The ends of centuries are peculiarly prone to outbursts of both sexual adventurousness and the kind of backlash represented by the strictures of the Social Affairs Unit against women's magazine editors who, it claims, portray their readers as "selfish, superficial and obsessed with sex". Another way of putting this would be to say that the magazines present an image of women as independent, in touch with their bodies and unashamed of the pleasure they get from sex - which is exactly what women are not supposed to be, according to antiquated but surprisingly tenacious theories about gender roles.

This is a problem whose origins stretch back to antiquity, when the philosopher Plato devoted one of his Socratic dialogues, "The Symposium", to the subject of love and desire - and allowed his characters, with the sole exception of the playwright Aristophanes, to talk as though women had nothing to do with the debate. Plato's circle was, of course, homosexual but the notion of female sexual anaesthesia has a long and depressing pedigree among heterosexual men. A woman's desire, according to the poet Samuel Taylor Coleridge in 1827, "is rarely other than for the desire of a man" - a philosophy which found its most perverse expression in the French pornographic novel, L'Histoire d'O. Written pseudonymously by a woman, the novel suggests that women are sexually submissive and have no authentic desires of their own. No wonder it received rave reviews from authors as diverse as Georges Bataille and J G Ballard, as well as becoming an underground classic.

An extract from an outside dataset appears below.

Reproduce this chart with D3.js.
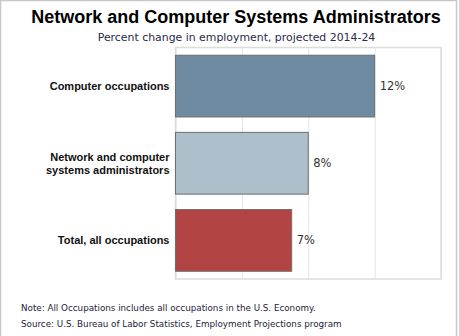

Intelligent women from Virginia Woolf to the singer Madonna have been acutely aware of the opprobrium that rains down on women who insist on talking or writing freely about sex in a more positive way. Female novelists who wanted to write about passion were inhibited by the knowledge that men "would be shocked", Woolf wrote in 1931. "For though men sensibly allow themselves great freedom in these respects," she added, "I doubt that they realise or can control the extreme severity with which they condemn such freedom in women." (Authors of the Social Affairs Unit report, please take note.) Faced with a scathing reaction to her explicit Sex book, Madonna hit back on her following album, Bedtime Stories, with a song in which she complained: "You punished me for telling you my fantasies/I'm breaking all the rules I didn't make."

Do women feel a similar sense of transgression when they look at pictures of penises in the December issue of Marie Claire? Or when they turned up at Olympia in the last couple of days and found themselves surrounded by vibrators and plastic underwear? It is not always easy to distinguish between the easing of attitudes to sex within a culture and its commodification, which is what the Erotica show seems to be about - many of the objects on offer could easily have come from an erotic version of the Innovations catalogue, and are about as useful. And there is a danger that, with so much sexual material openly available, appetites will become jaded and there will be a demand for a return to the old taboos.

But the point about sex is that it is so closely linked to the imagination that there is room for a thousand fantasies to bloom and as many tastes to be catered for. I do not mind if retired brigadiers want to read in the Erotic Print Society Review about aphrodisiac meals - "every ingredient of my mussel soup is included to revitalise both male and female appetite and performance" - as long as women are free to go on reading about multiple orgasms in Cosmopolitan. Because the most important freedom is not that we are permitted to go out and buy sex toys at a tacky show like Erotica. It is that no one should be allowed to intimidate us into a state in which we cannot use our most important sex organs: our brains.